Ted has the right idea, but a few things were done in a more complicated manner than needed, and they were unaware of the properties of the Atom format (e.g. its use of namespaces).

use XML::LibXML               qw( );
use XML::LibXML::XPathContext qw( );

my $xpc = XML::LibXML::XPathContext->new();
$xpc->registerNs(a => 'http://www.w3.org/2005/Atom');

# See XML::LibXML::Parser for more ways to create the document object.
my $doc = XML::LibXML->load_xml( location => 'atom.xml' );

for my $entry_node ($xpc->findnodes('/a:feed/a:entry', $doc)) {
   my @author_names;
   for my $author_node ($xpc->findnodes('a:author', $entry_node)) {
      push @author_names, $xpc->findvalue('a:name', $author_node);
      $author_node->unbindNode();
   }

   my $author_node = XML::LibXML::Element->new('author');
   my $name = $author_node->appendTextChild('name', join(", ", @author_names));
   $entry_node->appendChild($author_node);
}

$doc->toFile('atom.new.xml');
ikegami
  • 367,544
  • 15
  • 269
  • 518
  • Cool, yeah, I just read about it an hour ago :-) – Ted Lyngmo Nov 22 '20 at 19:59
  • @Ted Lyngmo Note the use of `unbindNode` to delete the node. And how it's simpler to get the author nodes rather than the name nodes – ikegami Nov 22 '20 at 20:01
  • I'll take a look for sure.
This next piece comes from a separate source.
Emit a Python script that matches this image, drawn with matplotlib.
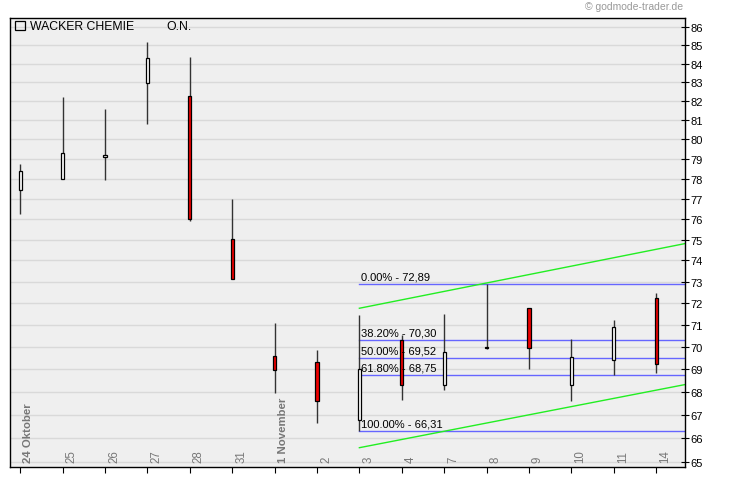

I'm new to `XML::LibXML` and `Xpath` (I've only used those once before and that was for an answer here). – Ted Lyngmo Nov 22 '20 at 20:04
1

In Perl I suggest using XML::LibXML.

Here I've used an Xpath query to find the name nodes, then push all the names into an array whilst removing the author nodes as I go. Finally, I create a new author node that is appended.

#!/usr/bin/perl

use strict;
use warnings;

use XML::LibXML;

# example loading the xml from a file
my $dom = XML::LibXML->load_xml(location => 'atom.xml', no_blanks => 1);
my $root = $dom->documentElement();

# the Xpath query
my $query = q{
    /entry/author/name
};

my @authornames;

foreach my $namenode ($dom->findnodes($query)) {
    # save the name
    push @authornames, $namenode->to_literal();

    # remove the author node
    $namenode->getParentNode->getParentNode->removeChild($namenode->getParentNode);

    #or:
    # $root->removeChild($namenode->getParentNode);
}

# build a new author node
my $author = XML::LibXML::Element->new('author');
$author->appendTextChild('name', join(", ",@authornames));

# and add it
$root->appendChild($author);

# print the result
print $dom->serialize(1);

#or, if you don't want the <?xml...> header:
# print $root->serialize(1) . "\n";

Output:

<?xml version="1.0"?>
<entry>
  <id>someid</id>
  <published>somedate</published>
  <title>Title</title>
  <summary>Summary</summary>
  <author>
    <name>Author One, Author Two, Author Three</name>
  </author>
</entry>
Ted Lyngmo
  • 93,841
  • 5
  • 60
  • 108